Moscow appears to be trying to play down tensions over Idlib.
"Russia is committed to the strict implementation of its obligations undertaken in Syria," said a Russian foreign ministry statement Wednesday in reaction to Erdogan's criticisms.
However, the fate of the rebel-held city of Idlib is seen as a red line for Ankara.
"My impression is that he [Assad] wants to lay siege to Idlib city, and that's where the real headache starts for Ankara," said Yesilada. "Because there are already a half-million refugees huddled on our border, and if Idlib comes under attack, another half-million goes to border."
Turkey has been hosting more than 3.5 million Syrians, with its "open-door policy" to those seeking refuge from the civil war.

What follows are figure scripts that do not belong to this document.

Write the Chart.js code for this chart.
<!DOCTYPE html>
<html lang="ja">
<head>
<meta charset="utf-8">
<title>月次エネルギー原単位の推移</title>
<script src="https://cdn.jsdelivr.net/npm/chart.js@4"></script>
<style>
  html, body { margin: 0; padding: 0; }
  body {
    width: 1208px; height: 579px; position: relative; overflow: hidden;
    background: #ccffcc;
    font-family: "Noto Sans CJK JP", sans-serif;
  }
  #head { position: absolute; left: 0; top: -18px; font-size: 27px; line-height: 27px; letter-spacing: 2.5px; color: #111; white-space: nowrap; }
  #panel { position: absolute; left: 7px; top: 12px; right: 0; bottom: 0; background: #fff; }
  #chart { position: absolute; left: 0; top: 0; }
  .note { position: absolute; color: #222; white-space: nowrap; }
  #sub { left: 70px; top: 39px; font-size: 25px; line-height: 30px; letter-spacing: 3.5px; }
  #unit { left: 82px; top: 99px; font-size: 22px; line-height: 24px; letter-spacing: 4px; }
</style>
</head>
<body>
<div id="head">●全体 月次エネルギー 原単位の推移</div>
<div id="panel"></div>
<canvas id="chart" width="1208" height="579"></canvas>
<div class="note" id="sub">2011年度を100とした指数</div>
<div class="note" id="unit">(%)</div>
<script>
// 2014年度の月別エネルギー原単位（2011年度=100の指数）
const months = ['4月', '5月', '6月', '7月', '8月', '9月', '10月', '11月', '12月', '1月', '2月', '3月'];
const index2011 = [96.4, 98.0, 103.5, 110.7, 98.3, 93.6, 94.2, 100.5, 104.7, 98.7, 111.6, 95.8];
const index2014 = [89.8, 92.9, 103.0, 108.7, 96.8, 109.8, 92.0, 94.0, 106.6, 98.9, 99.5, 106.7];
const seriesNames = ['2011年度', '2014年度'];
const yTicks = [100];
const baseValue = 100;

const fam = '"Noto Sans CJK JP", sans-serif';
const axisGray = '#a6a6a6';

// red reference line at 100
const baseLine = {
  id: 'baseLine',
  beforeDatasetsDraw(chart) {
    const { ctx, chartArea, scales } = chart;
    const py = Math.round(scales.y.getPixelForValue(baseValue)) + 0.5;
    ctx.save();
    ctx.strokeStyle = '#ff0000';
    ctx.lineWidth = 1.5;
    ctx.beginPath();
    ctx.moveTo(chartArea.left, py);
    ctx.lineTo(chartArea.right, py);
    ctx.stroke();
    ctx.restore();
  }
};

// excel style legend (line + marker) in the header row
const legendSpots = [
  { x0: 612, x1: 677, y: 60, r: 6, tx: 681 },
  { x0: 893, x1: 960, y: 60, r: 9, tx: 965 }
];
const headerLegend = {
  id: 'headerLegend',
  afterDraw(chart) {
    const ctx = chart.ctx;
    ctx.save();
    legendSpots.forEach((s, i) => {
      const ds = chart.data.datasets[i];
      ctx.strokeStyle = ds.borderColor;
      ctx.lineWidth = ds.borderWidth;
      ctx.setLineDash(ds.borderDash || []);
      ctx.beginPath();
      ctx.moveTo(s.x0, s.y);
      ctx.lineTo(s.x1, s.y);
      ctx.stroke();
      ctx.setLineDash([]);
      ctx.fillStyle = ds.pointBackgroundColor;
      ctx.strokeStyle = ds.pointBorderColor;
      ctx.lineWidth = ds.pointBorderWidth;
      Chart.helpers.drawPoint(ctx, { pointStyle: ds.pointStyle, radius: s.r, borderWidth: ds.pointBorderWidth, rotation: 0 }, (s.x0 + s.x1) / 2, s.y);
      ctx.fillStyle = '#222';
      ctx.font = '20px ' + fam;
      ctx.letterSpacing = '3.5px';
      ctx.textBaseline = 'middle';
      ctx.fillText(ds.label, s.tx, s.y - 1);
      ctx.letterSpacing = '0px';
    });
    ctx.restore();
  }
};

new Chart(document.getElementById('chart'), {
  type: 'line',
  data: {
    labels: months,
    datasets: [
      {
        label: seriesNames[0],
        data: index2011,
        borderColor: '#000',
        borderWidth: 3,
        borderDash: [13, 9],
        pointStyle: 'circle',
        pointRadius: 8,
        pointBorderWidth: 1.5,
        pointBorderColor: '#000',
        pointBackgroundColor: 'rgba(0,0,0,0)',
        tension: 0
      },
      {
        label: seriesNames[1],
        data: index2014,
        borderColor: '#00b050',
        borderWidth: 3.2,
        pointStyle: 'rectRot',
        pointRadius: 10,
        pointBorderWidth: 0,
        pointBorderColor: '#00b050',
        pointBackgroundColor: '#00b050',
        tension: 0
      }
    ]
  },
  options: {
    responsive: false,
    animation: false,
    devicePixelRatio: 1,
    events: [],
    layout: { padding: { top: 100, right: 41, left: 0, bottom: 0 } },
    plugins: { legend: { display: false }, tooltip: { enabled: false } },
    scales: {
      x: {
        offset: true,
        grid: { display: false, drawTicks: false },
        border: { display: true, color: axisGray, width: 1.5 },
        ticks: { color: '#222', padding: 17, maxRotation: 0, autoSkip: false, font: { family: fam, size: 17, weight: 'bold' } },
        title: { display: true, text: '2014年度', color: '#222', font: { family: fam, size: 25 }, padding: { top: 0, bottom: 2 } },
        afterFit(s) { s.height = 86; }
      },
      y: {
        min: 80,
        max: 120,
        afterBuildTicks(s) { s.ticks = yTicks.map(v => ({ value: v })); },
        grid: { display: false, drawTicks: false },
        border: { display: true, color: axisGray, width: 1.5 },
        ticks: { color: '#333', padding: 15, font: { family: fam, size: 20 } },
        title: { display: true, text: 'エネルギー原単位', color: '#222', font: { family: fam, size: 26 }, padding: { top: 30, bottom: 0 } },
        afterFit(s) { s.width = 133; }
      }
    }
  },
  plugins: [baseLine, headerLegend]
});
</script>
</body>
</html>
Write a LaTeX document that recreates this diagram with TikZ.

But Erdogan is warning his country cannot take any more refugees.
Ankara claims the cost of hosting Syrians is more than $40 billion. Mounting public discontent is cited as the driver behind the defeats suffered by Erdogan's AKP in last year's local elections. The prospect of a new exodus from Idlib could be politically fatal for the Turkish president.
"All the polls show a deep distaste for Syrians, given the economic difficulties in Turkey," said Yesilada. "They drive the wages down; there are social problems. If you take another half-a-million refugees in or try to feed them across the border in Syria, it's going to be a major blow to Erdogan's popularity, which is already sinking, because his open-door policy has completely backfired."
At this month's opening ceremony in Istanbul of a new Russian natural gas pipeline, Erdogan described Russian relations as "strategic." But the deepening crisis in Idlib is likely to add to increasing questions over the price of that relationship.
"Turkey needs Russia desperately in Syria. Without Russian cooperation, Idlib cannot be solved. But this relationship is not one of equals. There is a significant imbalance, the more this goes on, the more the question can be asked what is Turkey getting out of this," said Turkish analyst Mehmet Ogutcu of the London Energy Club.